_JOB_
Will you output all of the data below exactly, omitting the images?

_PROVIDED MATERIAL_
-- START --

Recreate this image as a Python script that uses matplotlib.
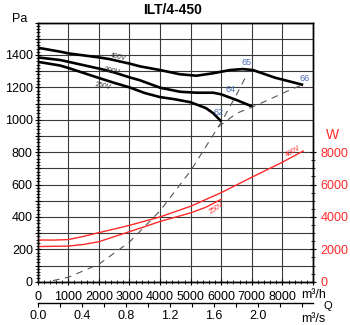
import matplotlib
matplotlib.use("Agg")
import matplotlib.pyplot as plt
from matplotlib.ticker import FixedLocator, FuncFormatter, MultipleLocator

plt.rcParams['font.family'] = ['Liberation Sans', 'DejaVu Sans']

# ---- data ----
q400 = [0, 750, 1000, 2000, 2340, 3040, 3340, 4000, 4650, 5190, 5730, 6290, 6700, 7036, 7755, 8680]
p400 = [1445, 1420, 1410, 1385, 1375, 1345, 1330, 1307, 1281, 1272, 1287, 1307, 1313, 1307, 1260, 1215]

q300 = [0, 730, 1000, 2145, 2500, 3000, 3340, 4000, 4650, 5190, 5740, 6000, 6500, 7036]
p300 = [1385, 1369, 1358, 1310, 1292, 1262, 1244, 1198, 1173, 1167, 1167, 1157, 1122, 1080]

q250 = [0, 730, 1000, 2000, 2500, 3000, 3500, 4000, 4500, 5000, 5500, 5740, 6010]
p250 = [1358, 1335, 1320, 1258, 1228, 1200, 1165, 1140, 1126, 1108, 1072, 1040, 988]

qw400 = [0, 500, 1000, 1500, 2000, 2500, 3000, 4000, 5000, 6000, 7000, 8000, 8680]
w400 = [2575, 2570, 2600, 2800, 3030, 3250, 3480, 4000, 4660, 5500, 6450, 7380, 8070]

qw250 = [0, 1000, 1500, 2000, 2500, 3000, 3500, 4000, 5000, 5500, 6000]
w250 = [2170, 2200, 2300, 2470, 2780, 3090, 3400, 3720, 4250, 4600, 5090]

qsys1 = [500, 1000, 2000, 3000, 4000, 5000, 6000, 6500, 6830]
psys1 = [7, 27, 108, 245, 438, 685, 985, 1155, 1276]

qsys2 = [5900, 6503, 7046, 7647, 8245, 8680]
psys2 = [955, 1040, 1081, 1132, 1184, 1218]

blade_labels = ["62", "64", "65", "66"]
blade_q = [5925, 6317, 6830, 8735]
blade_p = [1042, 1184, 1355, 1252]

x_ticks = [0, 1000, 2000, 3000, 4000, 5000, 6000, 7000, 8000]
w_ticks = [0, 2000, 4000, 6000, 8000]
s_ticks = [0.0, 0.4, 0.8, 1.2, 1.6, 2.0]

RED = '#ff2a2a'
BLUE = '#4a6cb4'
GRID = '#3a3a3a'

fig = plt.figure(figsize=(3.5, 3.25), dpi=100)
ax = fig.add_axes([37.7/350, 1-281.7/325, (313-37.7)/350, (281.7-22.6)/325])
ax.set_xlim(0, 9000)
ax.set_ylim(0, 1600)

# grid
ax.xaxis.set_major_locator(FixedLocator(x_ticks + [9000]))
ax.xaxis.set_major_formatter(FuncFormatter(lambda v, p: f"{int(v)}" if v < 9000 else ""))
ax.xaxis.set_minor_locator(MultipleLocator(200))
ax.yaxis.set_major_locator(MultipleLocator(100))
ax.yaxis.set_major_formatter(FuncFormatter(lambda v, p: f"{int(v)}" if (int(round(v)) % 200 == 0 and v < 1550) else ""))
ax.yaxis.set_minor_locator(MultipleLocator(20))
ax.grid(True, which='major', color=GRID, lw=0.8)
ax.set_axisbelow(True)

ax.tick_params(axis='both', which='major', labelsize=9, direction='inout', length=5, width=0.8, color='black')
ax.tick_params(axis='both', which='minor', direction='inout', length=2.5, width=0.6)
ax.tick_params(axis='x', pad=4)
ax.tick_params(axis='y', pad=1)
for s in ax.spines.values():
    s.set_linewidth(1.0)
    s.set_color('black')

# fan curves
ax.plot(q400, p400, color='black', lw=1.9, solid_capstyle='butt')
ax.plot(q300, p300, color='black', lw=1.9, solid_capstyle='butt')
ax.plot(q250, p250, color='black', lw=1.9, solid_capstyle='butt')

# system curves
ax.plot(qsys1, psys1, color='#555555', lw=0.8, dashes=(6, 5))
ax.plot(qsys2, psys2, color='#555555', lw=0.8, dashes=(6, 5))

# curve labels
ax.text(2627, 1388, "400V", fontsize=5, color='#333333', rotation=-12, ha='center', va='center')
ax.text(2431, 1301, "300V", fontsize=5, color='#333333', rotation=-12, ha='center', va='center')
ax.text(2134, 1210, "250V", fontsize=5, color='#333333', rotation=-12, ha='center', va='center')

for lab, qq, pp in zip(blade_labels, blade_q, blade_p):
    ax.text(qq, pp, lab, fontsize=6.5, color=BLUE, ha='center', va='center')

# power axis
ax2 = ax.twinx()
ax2.set_ylim(0, 16000)
ax2.yaxis.set_major_locator(FixedLocator(w_ticks))
ax2.yaxis.set_minor_locator(FixedLocator([v for v in range(0, 8001, 500)]))
ax2.tick_params(axis='y', which='major', labelsize=9, labelcolor=RED, direction='inout', length=5, width=0.8, pad=3)
ax2.tick_params(axis='y', which='minor', direction='inout', length=2.5, width=0.6)
for s in ax2.spines.values():
    s.set_linewidth(1.0)
ax2.plot(qw400, w400, color=RED, lw=1.0)
ax2.plot(qw250, w250, color=RED, lw=1.0)
ax2.text(8343, 8050, "400V", fontsize=5, color=RED, rotation=30, ha='center', va='center')
ax2.text(5860, 4550, "250V", fontsize=5, color=RED, rotation=33, ha='center', va='center')

# secondary m3/s axis
sec = ax.secondary_xaxis(-21.6/259.1, functions=(lambda q: q/3600.0, lambda s: s*3600.0))
sec.xaxis.set_major_locator(FixedLocator(s_ticks))
sec.xaxis.set_major_formatter(FuncFormatter(lambda v, p: f"{v:.1f}"))
sec.xaxis.set_minor_locator(FixedLocator([0.2, 0.6, 1.0, 1.4, 1.8, 2.2, 2.4]))
sec.tick_params(axis='x', which='major', labelsize=9, direction='out', length=3, width=0.8, pad=2)
sec.tick_params(axis='x', which='minor', direction='out', length=3, width=0.8)
sec.spines['bottom'].set_linewidth(1.0)

# titles / units
fig.text(0.493, 0.969, "ILT/4-450", fontsize=10, fontweight='bold', ha='center', va='center')
fig.text(20/350, 1-19/325, "Pa", fontsize=9, ha='center', va='center')
fig.text(333/350, 1-135/325, "W", fontsize=10, color=RED, ha='center', va='center')
fig.text(313.5/350, 1-295/325, "m³/h", fontsize=9, ha='center', va='center')
fig.text(328/350, 1-306/325, "Q", fontsize=8, ha='center', va='center')
fig.text(313.5/350, 1-318.5/325, "m³/s", fontsize=9, ha='center', va='center')

fig.savefig("out.png", dpi=100)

-- END --

_RESPONSE TO THE TASK_
Recreate this image as a Python script that uses matplotlib.
import matplotlib
matplotlib.use("Agg")
import matplotlib.pyplot as plt
from matplotlib.ticker import FixedLocator, FuncFormatter, MultipleLocator

plt.rcParams['font.family'] = ['Liberation Sans', 'DejaVu Sans']

# ---- data ----
q400 = [0, 750, 1000, 2000, 2340, 3040, 3340, 4000, 4650, 5190, 5730, 6290, 6700, 7036, 7755, 8680]
p400 = [1445, 1420, 1410, 1385, 1375, 1345, 1330, 1307, 1281, 1272, 1287, 1307, 1313, 1307, 1260, 1215]

q300 = [0, 730, 1000, 2145, 2500, 3000, 3340, 4000, 4650, 5190, 5740, 6000, 6500, 7036]
p300 = [1385, 1369, 1358, 1310, 1292, 1262, 1244, 1198, 1173, 1167, 1167, 1157, 1122, 1080]

q250 = [0, 730, 1000, 2000, 2500, 3000, 3500, 4000, 4500, 5000, 5500, 5740, 6010]
p250 = [1358, 1335, 1320, 1258, 1228, 1200, 1165, 1140, 1126, 1108, 1072, 1040, 988]

qw400 = [0, 500, 1000, 1500, 2000, 2500, 3000, 4000, 5000, 6000, 7000, 8000, 8680]
w400 = [2575, 2570, 2600, 2800, 3030, 3250, 3480, 4000, 4660, 5500, 6450, 7380, 8070]

qw250 = [0, 1000, 1500, 2000, 2500, 3000, 3500, 4000, 5000, 5500, 6000]
w250 = [2170, 2200, 2300, 2470, 2780, 3090, 3400, 3720, 4250, 4600, 5090]

qsys1 = [500, 1000, 2000, 3000, 4000, 5000, 6000, 6500, 6830]
psys1 = [7, 27, 108, 245, 438, 685, 985, 1155, 1276]

qsys2 = [5900, 6503, 7046, 7647, 8245, 8680]
psys2 = [955, 1040, 1081, 1132, 1184, 1218]

blade_labels = ["62", "64", "65", "66"]
blade_q = [5925, 6317, 6830, 8735]
blade_p = [1042, 1184, 1355, 1252]

x_ticks = [0, 1000, 2000, 3000, 4000, 5000, 6000, 7000, 8000]
w_ticks = [0, 2000, 4000, 6000, 8000]
s_ticks = [0.0, 0.4, 0.8, 1.2, 1.6, 2.0]

RED = '#ff2a2a'
BLUE = '#4a6cb4'
GRID = '#3a3a3a'

fig = plt.figure(figsize=(3.5, 3.25), dpi=100)
ax = fig.add_axes([37.7/350, 1-281.7/325, (313-37.7)/350, (281.7-22.6)/325])
ax.set_xlim(0, 9000)
ax.set_ylim(0, 1600)

# grid
ax.xaxis.set_major_locator(FixedLocator(x_ticks + [9000]))
ax.xaxis.set_major_formatter(FuncFormatter(lambda v, p: f"{int(v)}" if v < 9000 else ""))
ax.xaxis.set_minor_locator(MultipleLocator(200))
ax.yaxis.set_major_locator(MultipleLocator(100))
ax.yaxis.set_major_formatter(FuncFormatter(lambda v, p: f"{int(v)}" if (int(round(v)) % 200 == 0 and v < 1550) else ""))
ax.yaxis.set_minor_locator(MultipleLocator(20))
ax.grid(True, which='major', color=GRID, lw=0.8)
ax.set_axisbelow(True)

ax.tick_params(axis='both', which='major', labelsize=9, direction='inout', length=5, width=0.8, color='black')
ax.tick_params(axis='both', which='minor', direction='inout', length=2.5, width=0.6)
ax.tick_params(axis='x', pad=4)
ax.tick_params(axis='y', pad=1)
for s in ax.spines.values():
    s.set_linewidth(1.0)
    s.set_color('black')

# fan curves
ax.plot(q400, p400, color='black', lw=1.9, solid_capstyle='butt')
ax.plot(q300, p300, color='black', lw=1.9, solid_capstyle='butt')
ax.plot(q250, p250, color='black', lw=1.9, solid_capstyle='butt')

# system curves
ax.plot(qsys1, psys1, color='#555555', lw=0.8, dashes=(6, 5))
ax.plot(qsys2, psys2, color='#555555', lw=0.8, dashes=(6, 5))

# curve labels
ax.text(2627, 1388, "400V", fontsize=5, color='#333333', rotation=-12, ha='center', va='center')
ax.text(2431, 1301, "300V", fontsize=5, color='#333333', rotation=-12, ha='center', va='center')
ax.text(2134, 1210, "250V", fontsize=5, color='#333333', rotation=-12, ha='center', va='center')

for lab, qq, pp in zip(blade_labels, blade_q, blade_p):
    ax.text(qq, pp, lab, fontsize=6.5, color=BLUE, ha='center', va='center')

# power axis
ax2 = ax.twinx()
ax2.set_ylim(0, 16000)
ax2.yaxis.set_major_locator(FixedLocator(w_ticks))
ax2.yaxis.set_minor_locator(FixedLocator([v for v in range(0, 8001, 500)]))
ax2.tick_params(axis='y', which='major', labelsize=9, labelcolor=RED, direction='inout', length=5, width=0.8, pad=3)
ax2.tick_params(axis='y', which='minor', direction='inout', length=2.5, width=0.6)
for s in ax2.spines.values():
    s.set_linewidth(1.0)
ax2.plot(qw400, w400, color=RED, lw=1.0)
ax2.plot(qw250, w250, color=RED, lw=1.0)
ax2.text(8343, 8050, "400V", fontsize=5, color=RED, rotation=30, ha='center', va='center')
ax2.text(5860, 4550, "250V", fontsize=5, color=RED, rotation=33, ha='center', va='center')

# secondary m3/s axis
sec = ax.secondary_xaxis(-21.6/259.1, functions=(lambda q: q/3600.0, lambda s: s*3600.0))
sec.xaxis.set_major_locator(FixedLocator(s_ticks))
sec.xaxis.set_major_formatter(FuncFormatter(lambda v, p: f"{v:.1f}"))
sec.xaxis.set_minor_locator(FixedLocator([0.2, 0.6, 1.0, 1.4, 1.8, 2.2, 2.4]))
sec.tick_params(axis='x', which='major', labelsize=9, direction='out', length=3, width=0.8, pad=2)
sec.tick_params(axis='x', which='minor', direction='out', length=3, width=0.8)
sec.spines['bottom'].set_linewidth(1.0)

# titles / units
fig.text(0.493, 0.969, "ILT/4-450", fontsize=10, fontweight='bold', ha='center', va='center')
fig.text(20/350, 1-19/325, "Pa", fontsize=9, ha='center', va='center')
fig.text(333/350, 1-135/325, "W", fontsize=10, color=RED, ha='center', va='center')
fig.text(313.5/350, 1-295/325, "m³/h", fontsize=9, ha='center', va='center')
fig.text(328/350, 1-306/325, "Q", fontsize=8, ha='center', va='center')
fig.text(313.5/350, 1-318.5/325, "m³/s", fontsize=9, ha='center', va='center')

fig.savefig("out.png", dpi=100)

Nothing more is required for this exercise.